When Immigration and Customs Enforcement agents began showing up in their neighborhood, the family avoided going out for days at a time. Mr. Hernandez rode his bike to a new job, figuring he would be less likely to encounter law enforcement than while driving his old Mazda. Ms. Hernandez signed up for adult English classes. As the children got older, she advised them to always be on their best behavior.
“I grew up hearing that you have to be an extra good citizen,” said Luis Hernandez, her oldest child, now 28. “Mom always said that: ‘People who have papers can make mistakes, but you can’t,’” he said.
Because of their undocumented status, Luis, who played club soccer, and Juan, a varsity football player, skipped games that required travel.

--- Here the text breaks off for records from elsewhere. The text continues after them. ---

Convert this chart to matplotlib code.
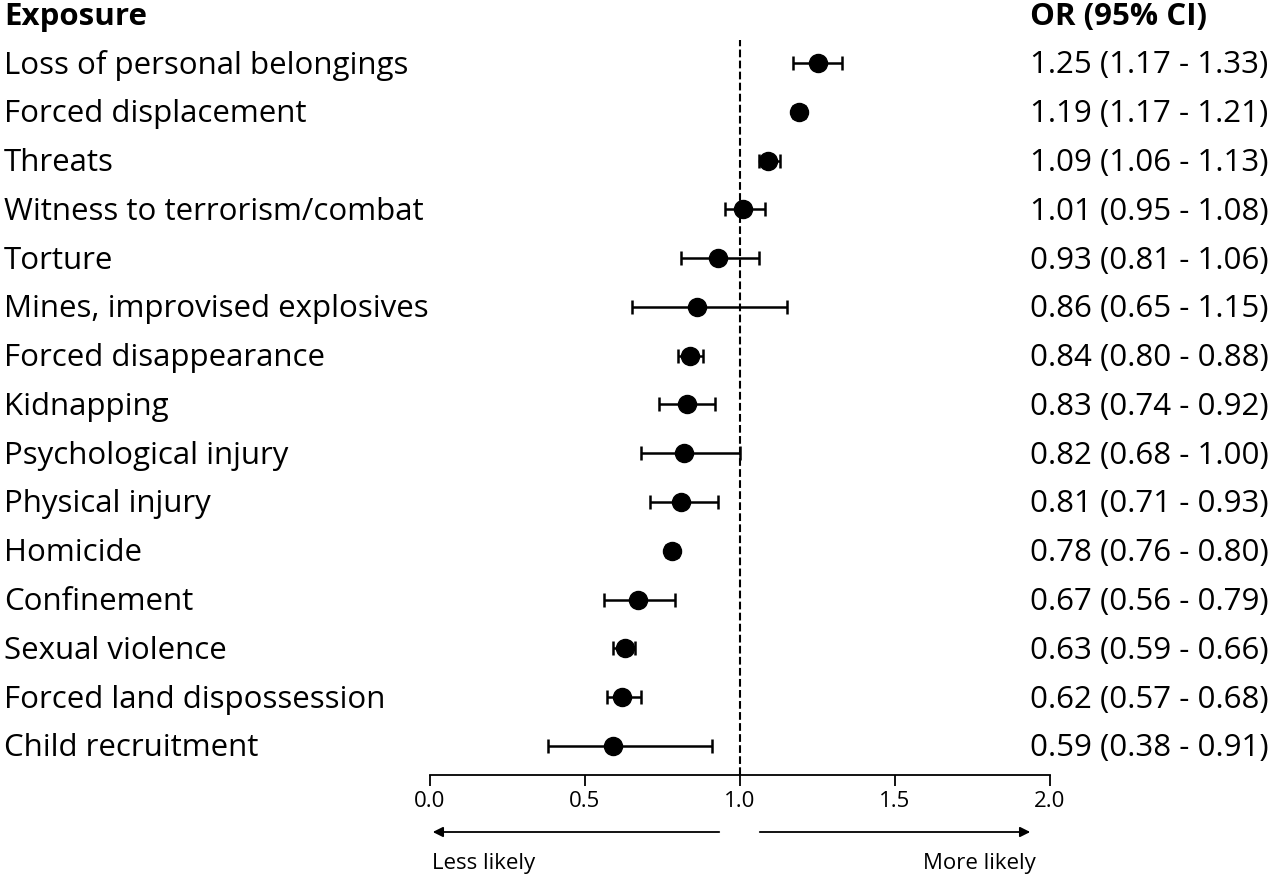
import matplotlib
matplotlib.use("Agg")
import matplotlib.pyplot as plt
from matplotlib.transforms import blended_transform_factory

plt.rcParams['font.family'] = ['Open Sans', 'DejaVu Sans']

exposures = ["Loss of personal belongings", "Forced displacement", "Threats",
             "Witness to terrorism/combat", "Torture", "Mines, improvised explosives",
             "Forced disappearance", "Kidnapping", "Psychological injury",
             "Physical injury", "Homicide", "Confinement", "Sexual violence",
             "Forced land dispossession", "Child recruitment"]
or_vals = [1.25, 1.19, 1.09, 1.01, 0.93, 0.86, 0.84, 0.83, 0.82, 0.81, 0.78, 0.67, 0.63, 0.62, 0.59]
lo_vals = [1.17, 1.17, 1.06, 0.95, 0.81, 0.65, 0.80, 0.74, 0.68, 0.71, 0.76, 0.56, 0.59, 0.57, 0.38]
hi_vals = [1.33, 1.21, 1.13, 1.08, 1.06, 1.15, 0.88, 0.92, 1.00, 0.93, 0.80, 0.79, 0.66, 0.68, 0.91]
xticks = [0.0, 0.5, 1.0, 1.5, 2.0]

fig = plt.figure(figsize=(12.8, 8.82), dpi=100)
ax = fig.add_axes([430/1280, 1-775/882, 620/1280, 735/882])
ys = list(range(len(exposures)))
for y, o, l, h in zip(ys, or_vals, lo_vals, hi_vals):
    ax.errorbar(o, y, xerr=[[o-l], [h-o]], fmt='o', color='black', ms=13,
                capsize=5, elinewidth=1.8, capthick=1.8)
ax.axvline(1.0, color='black', ls='--', lw=1.5)
ax.set_xlim(0, 2)
ax.set_ylim(14.594, -0.47)
for s in ['top', 'right', 'left']:
    ax.spines[s].set_visible(False)
ax.spines['bottom'].set_linewidth(1.3)
ax.set_yticks([])
ax.set_xticks(xticks)
ax.set_xticklabels([f"{t:.1f}" for t in xticks], fontsize=16)
ax.tick_params(axis='x', length=8, width=1.3)

fs = 22.5
tr = blended_transform_factory(fig.transFigure, ax.transData)
for y, name, o, l, h in zip(ys, exposures, or_vals, lo_vals, hi_vals):
    fig.text(4/1280, y + 0.05, name, transform=tr, fontsize=fs, va='center', ha='left')
    fig.text(1030/1280, y + 0.05, f"{o:.2f} ({l:.2f} - {h:.2f})", transform=tr,
             fontsize=fs, va='center', ha='left')
fig.text(4/1280, 1-17/882, "Exposure", fontsize=fs, fontweight='bold', va='center')
fig.text(1030/1280, 1-17/882, "OR (95% CI)", fontsize=fs, fontweight='bold', va='center')

ya = 1-832/882
fig.add_artist(matplotlib.patches.FancyArrowPatch((722/1280, ya), (430/1280, ya),
               transform=fig.transFigure, arrowstyle='-|>', mutation_scale=15, color='black', lw=1.3))
fig.add_artist(matplotlib.patches.FancyArrowPatch((757/1280, ya), (1033/1280, ya),
               transform=fig.transFigure, arrowstyle='-|>', mutation_scale=15, color='black', lw=1.3))
fig.text(432/1280, 1-864/882, "Less likely", fontsize=16, va='center', ha='left')
fig.text(1036/1280, 1-864/882, "More likely", fontsize=16, va='center', ha='right')

fig.savefig("out.png", dpi=100)
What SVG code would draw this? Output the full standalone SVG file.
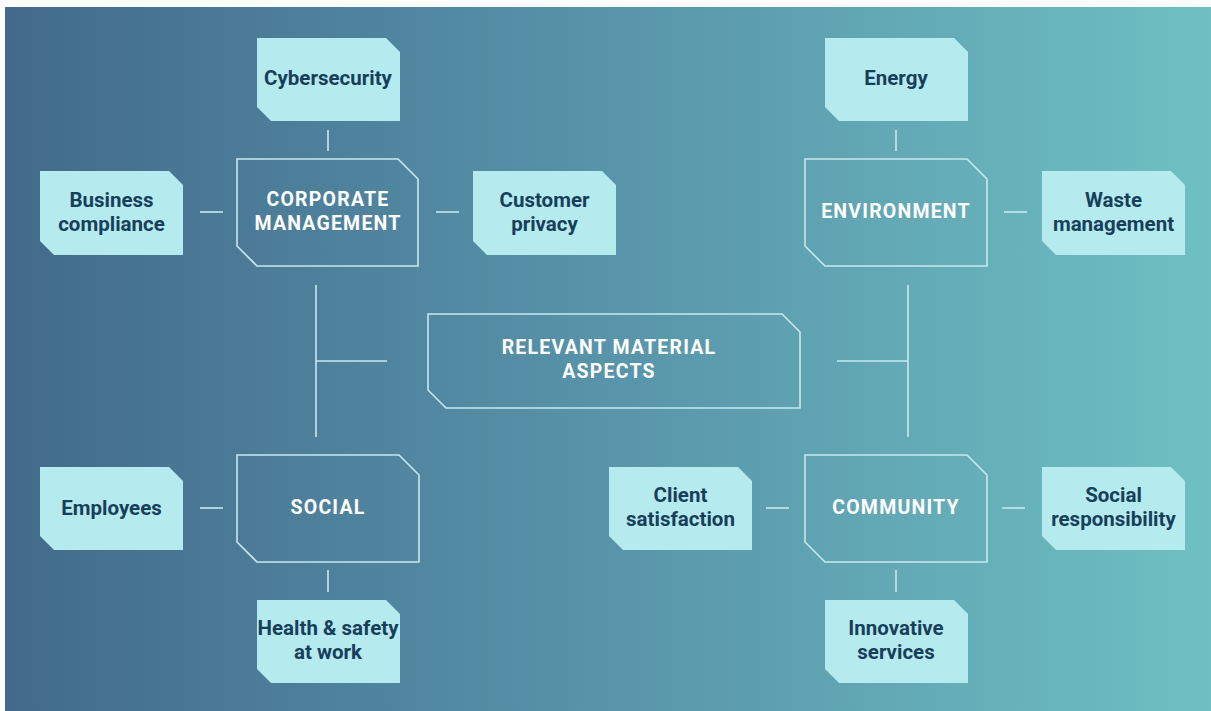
<svg xmlns="http://www.w3.org/2000/svg" width="1211" height="711" viewBox="0 0 1211 711">
<defs>
<linearGradient id="bg" x1="0" y1="0" x2="1" y2="0">
<stop offset="0" stop-color="#426a8b"/>
<stop offset="0.5" stop-color="#5894aa"/>
<stop offset="1" stop-color="#6ec0c2"/>
</linearGradient>
<style>
.leaf{fill:#b5eaef;}
.hub{fill:none;stroke:#c9e8ee;stroke-width:1.6;}
.lt{font-family:Roboto,"Liberation Sans",sans-serif;font-weight:700;font-size:20.5px;fill:#173f5a;text-anchor:middle;}
.ht{font-family:Roboto,"Liberation Sans",sans-serif;font-weight:700;font-size:19.5px;fill:#ffffff;text-anchor:middle;letter-spacing:1.2px;}
.con line{stroke:#c9e8ee;stroke-width:1.6;}
</style>
</defs>
<rect x="0" y="0" width="1211" height="711" fill="#ffffff"/>
<rect x="5" y="7" width="1206" height="704" fill="url(#bg)"/>

<g id="connectors" class="con">
<line x1="328" y1="130" x2="328" y2="151"/>
<line x1="896" y1="130" x2="896" y2="151"/>
<line x1="200" y1="212" x2="223" y2="212"/>
<line x1="436" y1="212" x2="459" y2="212"/>
<line x1="1004" y1="212" x2="1027" y2="212"/>
<line x1="200" y1="508" x2="223" y2="508"/>
<line x1="766" y1="508" x2="789" y2="508"/>
<line x1="1002" y1="508" x2="1025" y2="508"/>
<line x1="328" y1="570" x2="328" y2="592"/>
<line x1="896" y1="570" x2="896" y2="592"/>
<line x1="316" y1="285" x2="316" y2="437"/>
<line x1="316" y1="361" x2="387" y2="361"/>
<line x1="908" y1="285" x2="908" y2="437"/>
<line x1="837" y1="361" x2="908" y2="361"/>
</g>

<g id="center">
<path class="hub" d="M428,314 H782 L800,332 V408 H446 L428,390 Z"/>
<text class="ht" x="609" y="354">RELEVANT MATERIAL</text>
<text class="ht" x="609" y="378">ASPECTS</text>
</g>

<g id="corporate">
<path class="hub" d="M237,159 H398 L418,179 V266 H257 L237,246 Z"/>
<text class="ht" x="328" y="206">CORPORATE</text>
<text class="ht" x="328" y="230">MANAGEMENT</text>
</g>
<g id="environment">
<path class="hub" d="M805,159 H967 L987,179 V266 H825 L805,246 Z"/>
<text class="ht" x="896" y="218">ENVIRONMENT</text>
</g>
<g id="social">
<path class="hub" d="M237,455 H399 L419,475 V562 H257 L237,542 Z"/>
<text class="ht" x="328" y="514">SOCIAL</text>
</g>
<g id="community">
<path class="hub" d="M805,455 H967 L987,475 V562 H825 L805,542 Z"/>
<text class="ht" x="896" y="514">COMMUNITY</text>
</g>

<g id="cybersecurity">
<path class="leaf" d="M257,38 H386 L400,52 V121 H271 L257,107 Z"/>
<text class="lt" x="328" y="85">Cybersecurity</text>
</g>
<g id="energy">
<path class="leaf" d="M825,38 H954 L968,52 V121 H839 L825,107 Z"/>
<text class="lt" x="896" y="85">Energy</text>
</g>
<g id="business-compliance">
<path class="leaf" d="M40,171 H169 L183,185 V255 H54 L40,241 Z"/>
<text class="lt" x="111.5" y="207">Business</text>
<text class="lt" x="111.5" y="231">compliance</text>
</g>
<g id="customer-privacy">
<path class="leaf" d="M473,171 H602 L616,185 V255 H487 L473,241 Z"/>
<text class="lt" x="544.5" y="207">Customer</text>
<text class="lt" x="544.5" y="231">privacy</text>
</g>
<g id="waste-management">
<path class="leaf" d="M1042,171 H1171 L1185,185 V255 H1056 L1042,241 Z"/>
<text class="lt" x="1113.5" y="207">Waste</text>
<text class="lt" x="1113.5" y="231">management</text>
</g>
<g id="employees">
<path class="leaf" d="M40,467 H169 L183,481 V550 H54 L40,536 Z"/>
<text class="lt" x="111.5" y="515">Employees</text>
</g>
<g id="client-satisfaction">
<path class="leaf" d="M609,467 H738 L752,481 V550 H623 L609,536 Z"/>
<text class="lt" x="680.5" y="502">Client</text>
<text class="lt" x="680.5" y="526">satisfaction</text>
</g>
<g id="social-responsibility">
<path class="leaf" d="M1042,467 H1171 L1185,481 V550 H1056 L1042,536 Z"/>
<text class="lt" x="1113.5" y="502">Social</text>
<text class="lt" x="1113.5" y="526">responsibility</text>
</g>
<g id="health-safety">
<path class="leaf" d="M257,600 H386 L400,614 V683 H271 L257,669 Z"/>
<text class="lt" x="328" y="635">Health &amp; safety</text>
<text class="lt" x="328" y="659">at work</text>
</g>
<g id="innovative-services">
<path class="leaf" d="M825,600 H954 L968,614 V683 H839 L825,669 Z"/>
<text class="lt" x="896" y="635">Innovative</text>
<text class="lt" x="896" y="659">services</text>
</g>
</svg>
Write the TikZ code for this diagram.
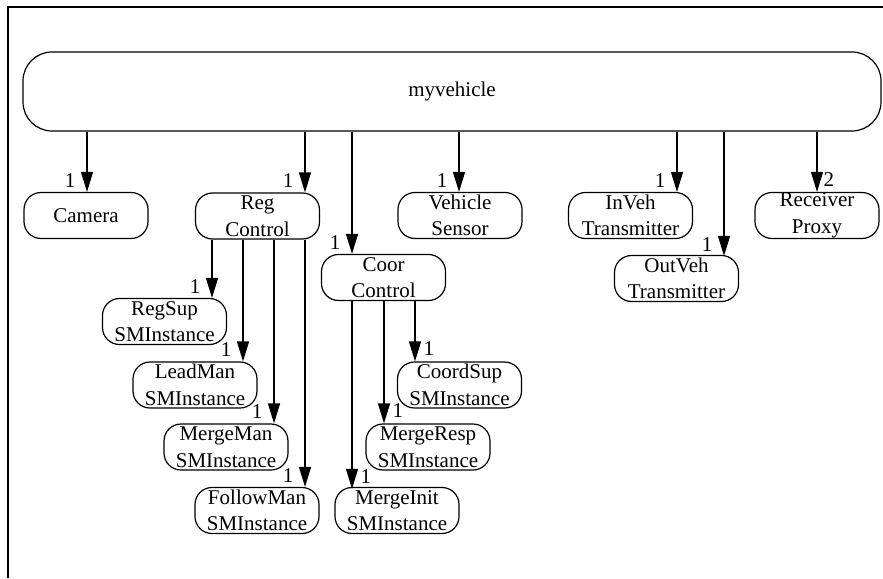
\documentclass[tikz,border=0pt]{standalone}
\usepackage{fontspec}
\setmainfont{Liberation Serif}
\usetikzlibrary{arrows.meta}

\begin{document}
\begin{tikzpicture}[x=1pt,y=-1pt,
  every node/.style={font=\fontsize{21}{26.5}\selectfont},
  obj/.style={draw, line width=1.2pt, rounded corners=17pt,
    minimum width=124pt, minimum height=46pt, inner sep=0pt, align=center},
  top/.style={draw, line width=1.2pt, rounded corners=29pt,
    minimum width=858pt, minimum height=79pt, inner sep=0pt},
  arr/.style={line width=1.2pt, -{Triangle[length=20pt,width=12pt]}},
  multL/.style={pos=1, anchor=south east, inner sep=0pt, xshift=-11pt, yshift=4pt},
  multR/.style={pos=1, anchor=south west, inner sep=0pt, xshift=8pt, yshift=5pt}]

\useasboundingbox (0,0) rectangle (883,578);

% open frame (top and left edges)
\draw[line width=1.6pt] (883,7) -- (8,7) -- (8,578);

% composite root
\node[top] (myv) at (452,91.5) {myvehicle};

% first-level parts
\node[obj] (cam) at (86,215.5)    {Camera};
\node[obj] (rc)  at (257.5,216)   {Reg\\Control};
\node[obj] (cc)  at (383.5,277.5) {Coor\\Control};
\node[obj] (vs)  at (460,215.5)   {Vehicle\\Sensor};
\node[obj] (itx) at (630.5,215.5) {InVeh\\Transmitter};
\node[obj] (otx) at (676.5,278.5) {OutVeh\\Transmitter};
\node[obj] (rp)  at (817,215.5)   {Receiver\\Proxy};

% state machine instances under Reg Control
\node[obj] (rsup) at (164.5,321.5) {RegSup\\SMInstance};
\node[obj] (lman) at (195,385)     {LeadMan\\SMInstance};
\node[obj] (mman) at (226,447)     {MergeMan\\SMInstance};
\node[obj] (fman) at (257,510.5)   {FollowMan\\SMInstance};

% state machine instances under Coor Control
\node[obj] (csup)  at (459.5,385) {CoordSup\\SMInstance};
\node[obj] (mresp) at (428,447)   {MergeResp\\SMInstance};
\node[obj] (minit) at (397,510.5) {MergeInit\\SMInstance};

% containment links from the root
\draw[arr] ([xshift=1pt]cam.north |- myv.south) -- ([xshift=1pt]cam.north) node[multL]{1};
\draw[arr] ([xshift=47.5pt]rc.north |- myv.south) -- ([xshift=47.5pt]rc.north) node[multL]{1};
\draw[arr] ([xshift=-31.5pt]cc.north |- myv.south) -- ([xshift=-31.5pt]cc.north) node[multL]{1};
\draw[arr] ([xshift=-1pt]vs.north |- myv.south) -- ([xshift=-1pt]vs.north) node[multL]{1};
\draw[arr] ([xshift=46.5pt]itx.north |- myv.south) -- ([xshift=46.5pt]itx.north) node[multL]{1};
\draw[arr] ([xshift=47.5pt]otx.north |- myv.south) -- ([xshift=47.5pt,yshift=-1pt]otx.north) node[multL]{1};
\draw[arr] (rp.north |- myv.south) -- (rp.north) node[multR, xshift=-2pt]{2};

% links from Reg Control
\draw[arr] ([xshift=47.5pt]rsup.north |- rc.south) -- ([xshift=47.5pt]rsup.north) node[multL]{1};
\draw[arr] ([xshift=48pt]lman.north |- rc.south) -- ([xshift=48pt]lman.north) node[multL]{1};
\draw[arr] ([xshift=48pt]mman.north |- rc.south) -- ([xshift=48pt]mman.north) node[multL]{1};
\draw[arr] ([xshift=48pt]fman.north |- rc.south) -- ([xshift=48pt]fman.north) node[multL]{1};

% links from Coor Control
\draw[arr] ([xshift=-44.5pt]csup.north |- cc.south) -- ([xshift=-44.5pt]csup.north) node[multR]{1};
\draw[arr] ([xshift=-44pt]mresp.north |- cc.south) -- ([xshift=-44pt]mresp.north) node[multR]{1};
\draw[arr] ([xshift=-45pt]minit.north |- cc.south) -- ([xshift=-45pt,yshift=-2pt]minit.north) node[multR]{1};

\end{tikzpicture}
\end{document}
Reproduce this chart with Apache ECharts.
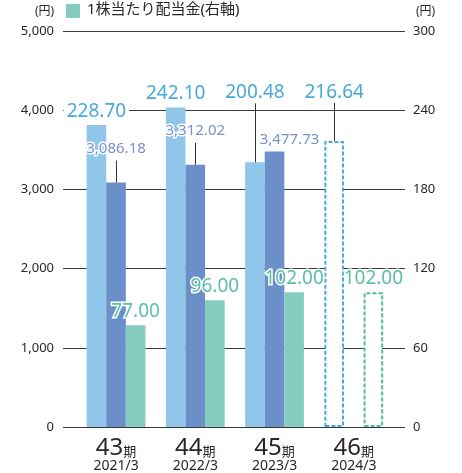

When Mr. Obama created a program known as DACA in 2012 to temporarily shield undocumented immigrants who had been brought into the country as children, Luis Hernandez and his siblings, then teenagers, applied immediately. It enabled them to work legally. They got their driver’s licenses.
But President Donald J. Trump’s incendiary anti-immigrant rhetoric and his administration’s attempt to rescind DACA generated deep anxiety in the Hernandez household. When Mr. Biden took office, the family rejoiced.
After the inauguration, Ms. Hernandez was at her dining room table thinking about the imminent birth of her second grandchild, who will be an American citizen. She and her husband planned to drive to Utah to meet the baby, and she worried about making a trip across state lines without legal status, lest law enforcement stop them.
When she learned that the president had unveiled a blueprint for legalization, she said, she was stunned at first. Then she went to retrieve the box of documents.